As a businessman with no governing experience, foreign policy has always been an especially vulnerable aspect of the billionaire’s presidential campaign. As Trump inches closer to the Republican nomination, his campaign has begun to shift gears, as he will likely face-off against former US Secretary of State Hillary Clinton.

To distance himself from the Democratic frontrunner, he appears to have adopted an isolationist viewpoint. During an interview with the Washington Post on Monday, Trump questioned the need for the NATO alliance.

"We certainly can’t afford to do this anymore," he said. "NATO is costing us a fortune, and yes, we’re protecting Europe with NATO, but we’re spending a lot of money."

Trump stated a similar position with regards to US involvement on the Korean peninsula.

"South Korea is [a] very rich, great industrial country, and yet we’re not reimbursed fairly for what we do," he said. "We’re constantly sending our ships, sending our planes, doing our war games – we’re reimbursed a fraction of what this is all costing."

But while Trump may be voicing support for non-interventionism, his actions suggest otherwise. The billionaire provided the Post with the five-member list of his foreign policy team, and it includes a string of individuals deeply invested in the military industrial complex.

At the top of that list is Keith Kellogg, a retired Army lieutenant. Kellogg is a former employee of CACI International, a “multinational professional services and information technology company” that operates across the world.

In 2004, CACI was sued by 256 Iraqis over its alleged involvement in torture, war crimes, and crimes against humanity, in relation to the Abu Ghraib prison scandal.

Next on Trump’s list is Joe Schmitz, a former inspector general with the US Defense Department and, perhaps even more problematically for Trump’s isolationism, a former employee of security contractor Academi, when the company was still branded as Blackwater.

While Academi was still known as Blackwater, the contractor was vilified after its employees killed 17 Iraqi civilians in 2007. For his part, Schmitz once publicly argued that lawsuits regarding Blackwater’s actions in Afghanistan should be dismissed. He argued that any charges filed in Afghanistan should be subject to regional Sharia law, which, conveniently, does not hold companies responsible for the actions of its employees.

George Papadopoulos, Trump’s third adviser, is the director of the Center for International Energy and Natural Resources Law & Security at the London Center of International Law. While he doesn’t have as questionably hawkish a past as Schmitz and Kellogg, he was a foreign policy adviser to erstwhile presidential hopeful Ben Carson. Given that the neurosurgeon candidate struggled to differentiate "Hamas" from "hummus," it doesn’t bode well for Trump.

Dr. Walid Phares, another Trump pick, is a professor at the National Defense University in Washington DC. Phares is a former adviser to a violent Christian militia group responsible for a number of human rights violations during the Lebanese Civil War. According to Adam Sewer, writing for Mother Jones, Phares has been described by his colleagues as "one of the group’s chief ideologists, working closely with the Lebanese Forces’ Fifth Bureau, a unit that specialized in psychological warfare."
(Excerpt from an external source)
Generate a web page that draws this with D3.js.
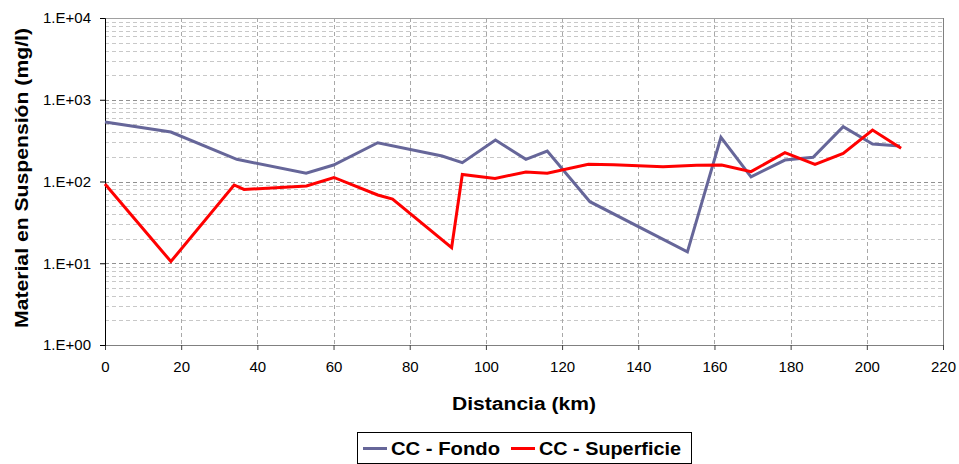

Phares served in 2012 as a top adviser to former presidential nominee Mitt Romney, who ran on a promise to "deter Russian ambitions."

The last name on Trump’s list is Carter Page, a managing partner at private equity firm Global Energy Capital. A former fellow at the Council on Foreign Relations, Page worked on US-style "economic development" in the Caspian Sea region and in former Soviet states.

Trump may claim that he seeks to reign in US adventurism, but based on the records of his chosen advisers, a Trump presidency would likely mean business as usual.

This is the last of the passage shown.